One official involved in the effort described it as going after Al Capone for tax evasion. British counterrorrism investigators examined known supporters of ISIS to find even the smallest evidence of criminal behavior. These included traffic violations, minor fraud, and petty crime.
As part of the new proactive approach, police in London and other parts of the country arrested dozens of al-Muhajiroun members. Search warrants allowed them to search the premises and the computers of individuals British security services believed were potentially dangerous, as a result of information from their network of informants and the monitoring of social media.
In August 2015, British police arrested Choudary himself after the preacher slipped up by crossing the line and inciting support for a proscribed terrorist organization – ISIS – in lectures which were published online, as well as signing a document pledging allegiance to the group, also posted online. He was given a five-year prison sentence after a trial last year. Mohammed Rahman, another leading figure in the group, was charged and convicted of the same crimes.

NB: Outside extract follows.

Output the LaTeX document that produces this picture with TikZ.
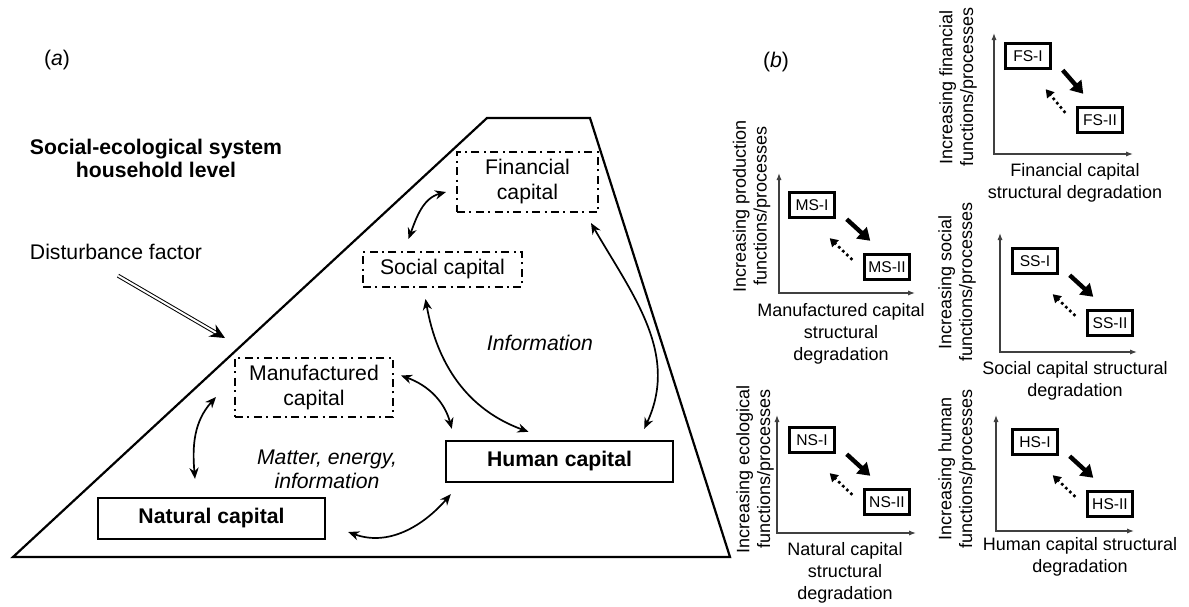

London Bridge terror attack
London attack may have been planned only recently
“These men have stayed just within the law for many years, but there is no one within the counterterrorism world that has any doubts of the influence that they have had, the hate they have spread and the people that they have encouraged to join terrorist organizations,” Commander Dean Haydon, head of the Metropolitan police’s counterterrorism command said after the Choudary and Rahman verdicts.
British investigators believe Butt was the dominant figure in the plot to attack London Bridge and Borough market, the sources told CNN
British officials have said there was no intelligence as a result of their investigations into Butt to suggest that he was planning an attack and the investigation had been “prioritized accordingly.” British security services had no inkling he was planning to attack on Saturday night, the sources told CNN. Investigators now believe Butt and his two co-conspirators only spent two to three weeks planning the attack, the sources told CNN.
The sources also told CNN:
– The reason armed police were so quick to react to the attack was a mobile field unit of armed officers happened to be positioned nearby.
– Investigators now believe Manchester attacker Salman Abedi likely built the bomb he set off at Manchester Arena last month. Investigators believe that given the power and relative sophistication of his device he likely received bombmaking training at some point in Libya. Twenty-two people were killed and dozens more injured after Ariana Grande’s concert.
– British authorities are worried more extremists in the UK will try carry out attacks in the next few weeks because of ISIS’ calls to surge attacks during the Muslim holy month of Ramadan.